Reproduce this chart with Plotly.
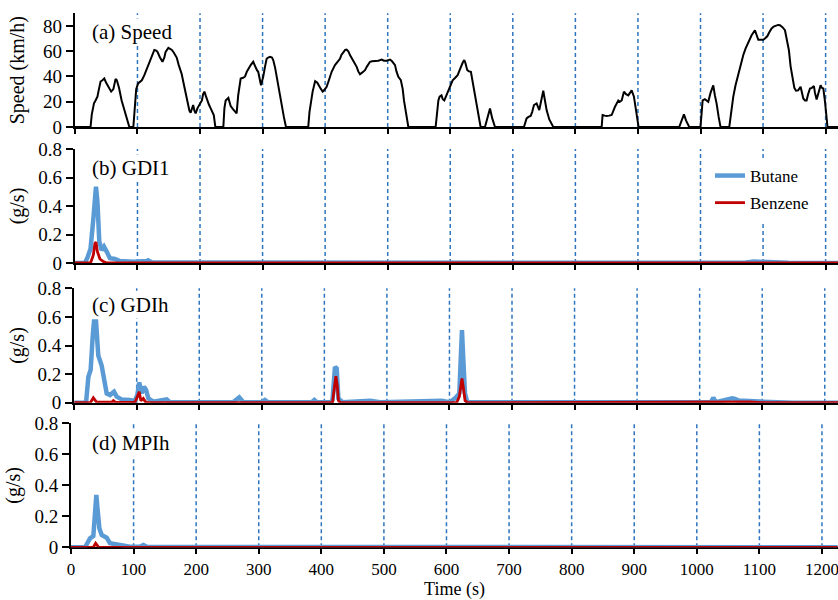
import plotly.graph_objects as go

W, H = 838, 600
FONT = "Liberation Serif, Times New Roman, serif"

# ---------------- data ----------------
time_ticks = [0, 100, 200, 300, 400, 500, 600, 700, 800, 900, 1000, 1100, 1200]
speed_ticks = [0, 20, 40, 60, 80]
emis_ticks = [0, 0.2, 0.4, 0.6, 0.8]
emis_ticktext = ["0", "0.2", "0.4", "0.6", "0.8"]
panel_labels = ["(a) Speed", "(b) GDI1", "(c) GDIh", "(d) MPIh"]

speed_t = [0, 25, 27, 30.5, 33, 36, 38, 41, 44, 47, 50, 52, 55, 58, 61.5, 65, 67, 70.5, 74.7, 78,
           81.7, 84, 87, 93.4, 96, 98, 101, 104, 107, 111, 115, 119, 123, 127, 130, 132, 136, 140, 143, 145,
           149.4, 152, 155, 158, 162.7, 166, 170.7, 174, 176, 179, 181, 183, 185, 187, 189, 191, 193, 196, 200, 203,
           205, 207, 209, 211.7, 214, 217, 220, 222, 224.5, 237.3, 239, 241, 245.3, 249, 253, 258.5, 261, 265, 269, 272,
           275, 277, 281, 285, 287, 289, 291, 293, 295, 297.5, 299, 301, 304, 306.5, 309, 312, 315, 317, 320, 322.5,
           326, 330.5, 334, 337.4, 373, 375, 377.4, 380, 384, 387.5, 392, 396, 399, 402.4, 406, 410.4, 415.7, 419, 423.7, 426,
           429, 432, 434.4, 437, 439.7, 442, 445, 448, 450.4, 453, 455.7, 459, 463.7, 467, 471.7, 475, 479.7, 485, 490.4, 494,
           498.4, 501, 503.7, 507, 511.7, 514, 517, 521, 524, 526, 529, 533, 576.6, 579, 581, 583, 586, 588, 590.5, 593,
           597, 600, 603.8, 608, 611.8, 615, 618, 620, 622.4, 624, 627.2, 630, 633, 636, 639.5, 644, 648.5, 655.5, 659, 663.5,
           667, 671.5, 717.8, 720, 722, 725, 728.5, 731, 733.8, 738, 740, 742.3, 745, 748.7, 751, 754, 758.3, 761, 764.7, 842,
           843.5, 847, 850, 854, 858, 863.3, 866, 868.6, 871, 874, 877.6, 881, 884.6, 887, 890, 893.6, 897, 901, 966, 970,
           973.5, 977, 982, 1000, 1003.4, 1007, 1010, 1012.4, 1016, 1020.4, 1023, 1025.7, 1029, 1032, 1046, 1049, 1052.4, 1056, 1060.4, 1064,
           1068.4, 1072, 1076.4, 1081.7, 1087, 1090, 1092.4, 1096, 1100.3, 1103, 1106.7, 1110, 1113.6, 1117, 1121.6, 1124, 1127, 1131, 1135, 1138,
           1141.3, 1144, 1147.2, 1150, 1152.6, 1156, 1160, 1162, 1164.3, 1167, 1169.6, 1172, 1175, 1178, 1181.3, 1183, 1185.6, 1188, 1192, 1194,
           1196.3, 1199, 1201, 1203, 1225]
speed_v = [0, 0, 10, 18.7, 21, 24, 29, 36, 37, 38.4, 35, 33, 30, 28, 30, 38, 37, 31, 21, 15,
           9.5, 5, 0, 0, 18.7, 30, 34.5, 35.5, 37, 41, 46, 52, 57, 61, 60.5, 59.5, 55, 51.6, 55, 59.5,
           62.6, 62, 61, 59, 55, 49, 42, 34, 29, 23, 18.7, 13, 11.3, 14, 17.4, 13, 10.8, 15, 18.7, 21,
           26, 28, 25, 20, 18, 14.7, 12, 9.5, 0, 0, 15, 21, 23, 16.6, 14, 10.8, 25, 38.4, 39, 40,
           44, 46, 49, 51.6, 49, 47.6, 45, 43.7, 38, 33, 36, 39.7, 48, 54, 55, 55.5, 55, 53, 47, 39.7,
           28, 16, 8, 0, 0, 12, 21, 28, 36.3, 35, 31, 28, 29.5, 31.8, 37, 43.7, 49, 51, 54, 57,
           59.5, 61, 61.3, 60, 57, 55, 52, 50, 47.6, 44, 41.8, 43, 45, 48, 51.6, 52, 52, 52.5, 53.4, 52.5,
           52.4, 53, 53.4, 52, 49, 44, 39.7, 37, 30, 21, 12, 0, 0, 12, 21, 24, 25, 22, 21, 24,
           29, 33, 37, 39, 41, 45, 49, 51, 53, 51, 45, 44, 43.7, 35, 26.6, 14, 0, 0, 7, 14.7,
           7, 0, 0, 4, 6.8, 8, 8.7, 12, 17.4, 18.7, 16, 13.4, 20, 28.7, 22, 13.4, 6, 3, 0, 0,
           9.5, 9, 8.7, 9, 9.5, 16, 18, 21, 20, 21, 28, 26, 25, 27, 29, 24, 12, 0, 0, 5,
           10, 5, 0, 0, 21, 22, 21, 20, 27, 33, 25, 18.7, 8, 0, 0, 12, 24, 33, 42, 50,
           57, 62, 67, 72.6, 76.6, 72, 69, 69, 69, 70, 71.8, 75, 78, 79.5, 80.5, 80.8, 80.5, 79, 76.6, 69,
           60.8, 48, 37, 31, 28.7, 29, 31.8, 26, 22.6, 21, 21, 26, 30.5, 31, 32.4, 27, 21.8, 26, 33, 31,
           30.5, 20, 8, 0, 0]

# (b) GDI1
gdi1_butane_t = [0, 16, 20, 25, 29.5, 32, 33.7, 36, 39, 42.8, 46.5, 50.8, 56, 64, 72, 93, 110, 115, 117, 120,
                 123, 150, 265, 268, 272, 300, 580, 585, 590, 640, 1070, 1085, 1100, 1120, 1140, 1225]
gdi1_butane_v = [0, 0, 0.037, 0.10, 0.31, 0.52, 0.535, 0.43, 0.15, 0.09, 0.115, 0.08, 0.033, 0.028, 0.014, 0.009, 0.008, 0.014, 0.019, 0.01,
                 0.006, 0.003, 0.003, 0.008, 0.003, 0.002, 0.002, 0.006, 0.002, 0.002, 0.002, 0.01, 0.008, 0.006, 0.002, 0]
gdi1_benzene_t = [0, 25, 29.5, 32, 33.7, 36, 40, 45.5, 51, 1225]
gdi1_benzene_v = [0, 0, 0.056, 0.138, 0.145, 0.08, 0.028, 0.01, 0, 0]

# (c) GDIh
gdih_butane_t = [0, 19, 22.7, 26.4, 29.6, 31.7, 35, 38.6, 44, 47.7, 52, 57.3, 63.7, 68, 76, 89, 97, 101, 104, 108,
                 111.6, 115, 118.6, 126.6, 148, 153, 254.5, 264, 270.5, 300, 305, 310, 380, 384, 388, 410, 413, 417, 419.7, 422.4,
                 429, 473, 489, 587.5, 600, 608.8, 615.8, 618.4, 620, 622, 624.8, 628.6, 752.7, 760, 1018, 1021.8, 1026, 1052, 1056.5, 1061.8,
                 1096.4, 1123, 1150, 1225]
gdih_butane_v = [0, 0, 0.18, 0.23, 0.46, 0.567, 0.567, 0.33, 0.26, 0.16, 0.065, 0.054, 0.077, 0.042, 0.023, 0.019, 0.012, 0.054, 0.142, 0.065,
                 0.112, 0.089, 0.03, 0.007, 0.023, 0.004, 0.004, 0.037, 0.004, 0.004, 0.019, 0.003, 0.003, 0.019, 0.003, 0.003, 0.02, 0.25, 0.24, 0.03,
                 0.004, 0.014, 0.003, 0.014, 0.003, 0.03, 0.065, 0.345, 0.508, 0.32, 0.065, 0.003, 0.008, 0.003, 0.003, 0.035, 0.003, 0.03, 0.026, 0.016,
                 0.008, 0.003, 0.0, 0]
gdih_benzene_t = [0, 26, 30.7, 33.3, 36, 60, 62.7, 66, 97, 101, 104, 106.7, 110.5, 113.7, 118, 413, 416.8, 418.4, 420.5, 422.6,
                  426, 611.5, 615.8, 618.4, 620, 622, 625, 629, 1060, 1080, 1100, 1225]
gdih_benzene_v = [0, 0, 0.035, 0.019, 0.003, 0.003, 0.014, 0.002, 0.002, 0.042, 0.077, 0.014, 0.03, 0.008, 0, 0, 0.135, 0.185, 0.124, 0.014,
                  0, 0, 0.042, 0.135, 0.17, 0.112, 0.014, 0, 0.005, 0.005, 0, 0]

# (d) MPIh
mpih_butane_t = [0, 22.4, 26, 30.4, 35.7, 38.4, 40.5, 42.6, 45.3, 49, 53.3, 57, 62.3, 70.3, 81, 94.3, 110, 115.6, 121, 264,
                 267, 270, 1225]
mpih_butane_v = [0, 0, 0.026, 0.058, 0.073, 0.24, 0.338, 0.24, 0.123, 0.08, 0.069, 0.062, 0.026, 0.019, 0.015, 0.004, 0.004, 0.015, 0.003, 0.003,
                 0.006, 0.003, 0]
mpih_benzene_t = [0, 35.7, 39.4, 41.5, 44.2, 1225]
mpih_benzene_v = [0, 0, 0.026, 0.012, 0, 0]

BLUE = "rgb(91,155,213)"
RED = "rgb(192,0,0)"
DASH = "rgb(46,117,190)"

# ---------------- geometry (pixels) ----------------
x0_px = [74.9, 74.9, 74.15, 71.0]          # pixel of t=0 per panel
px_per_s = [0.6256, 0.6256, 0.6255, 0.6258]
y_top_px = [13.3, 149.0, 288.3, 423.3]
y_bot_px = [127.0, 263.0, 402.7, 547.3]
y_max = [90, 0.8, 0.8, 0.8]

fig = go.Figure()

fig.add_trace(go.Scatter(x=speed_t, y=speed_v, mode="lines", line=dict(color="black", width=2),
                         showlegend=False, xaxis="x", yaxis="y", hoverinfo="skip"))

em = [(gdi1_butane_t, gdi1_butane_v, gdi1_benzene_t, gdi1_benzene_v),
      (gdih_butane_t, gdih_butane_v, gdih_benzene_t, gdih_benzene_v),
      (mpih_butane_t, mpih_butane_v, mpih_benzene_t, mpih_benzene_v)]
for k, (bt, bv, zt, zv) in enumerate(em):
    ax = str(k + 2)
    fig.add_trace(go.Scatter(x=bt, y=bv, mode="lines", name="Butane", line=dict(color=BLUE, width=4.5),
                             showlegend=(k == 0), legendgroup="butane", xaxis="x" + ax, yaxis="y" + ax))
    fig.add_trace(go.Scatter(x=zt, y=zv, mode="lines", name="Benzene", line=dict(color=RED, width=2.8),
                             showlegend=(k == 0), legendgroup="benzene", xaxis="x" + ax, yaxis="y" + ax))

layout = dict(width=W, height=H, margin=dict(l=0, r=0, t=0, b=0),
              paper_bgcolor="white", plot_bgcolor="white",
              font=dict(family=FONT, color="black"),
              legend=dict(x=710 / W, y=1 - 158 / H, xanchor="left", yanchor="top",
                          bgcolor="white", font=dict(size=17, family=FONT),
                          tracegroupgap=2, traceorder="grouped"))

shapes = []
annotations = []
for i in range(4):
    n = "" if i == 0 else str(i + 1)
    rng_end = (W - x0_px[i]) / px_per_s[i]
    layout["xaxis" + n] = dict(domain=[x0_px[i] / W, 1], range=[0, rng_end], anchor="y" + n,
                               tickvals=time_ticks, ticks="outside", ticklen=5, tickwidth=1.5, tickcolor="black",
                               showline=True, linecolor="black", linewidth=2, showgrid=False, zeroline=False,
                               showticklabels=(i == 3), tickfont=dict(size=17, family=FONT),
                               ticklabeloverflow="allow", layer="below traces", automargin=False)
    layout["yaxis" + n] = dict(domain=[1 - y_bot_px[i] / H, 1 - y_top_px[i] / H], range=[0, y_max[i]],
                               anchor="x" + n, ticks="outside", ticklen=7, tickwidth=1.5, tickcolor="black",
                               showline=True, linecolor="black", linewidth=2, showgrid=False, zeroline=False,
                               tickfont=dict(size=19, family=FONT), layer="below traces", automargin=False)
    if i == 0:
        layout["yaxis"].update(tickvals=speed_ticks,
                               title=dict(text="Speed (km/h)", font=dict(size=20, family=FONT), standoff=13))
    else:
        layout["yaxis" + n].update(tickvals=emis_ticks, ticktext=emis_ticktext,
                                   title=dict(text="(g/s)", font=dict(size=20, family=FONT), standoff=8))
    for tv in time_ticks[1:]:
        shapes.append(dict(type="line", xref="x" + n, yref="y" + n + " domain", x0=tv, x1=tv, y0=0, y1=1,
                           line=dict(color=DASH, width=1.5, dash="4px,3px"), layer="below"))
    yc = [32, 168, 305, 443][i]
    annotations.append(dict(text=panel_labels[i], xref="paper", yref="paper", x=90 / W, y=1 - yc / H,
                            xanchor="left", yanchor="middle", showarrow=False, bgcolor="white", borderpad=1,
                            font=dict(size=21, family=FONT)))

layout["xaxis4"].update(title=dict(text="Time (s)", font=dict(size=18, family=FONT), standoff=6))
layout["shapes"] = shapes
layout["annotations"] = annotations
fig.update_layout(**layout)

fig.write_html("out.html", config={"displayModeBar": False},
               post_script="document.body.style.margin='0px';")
++++++++++++++++++++
▶ Work to be completed
Starting at the top of the listing above, please restate word for word each line up to and including the one that holds "Serif, Times New", omitting every image.

▶ Exercise output
Reproduce this chart with Plotly.
import plotly.graph_objects as go

W, H = 838, 600
FONT = "Liberation Serif, Times New Roman, serif"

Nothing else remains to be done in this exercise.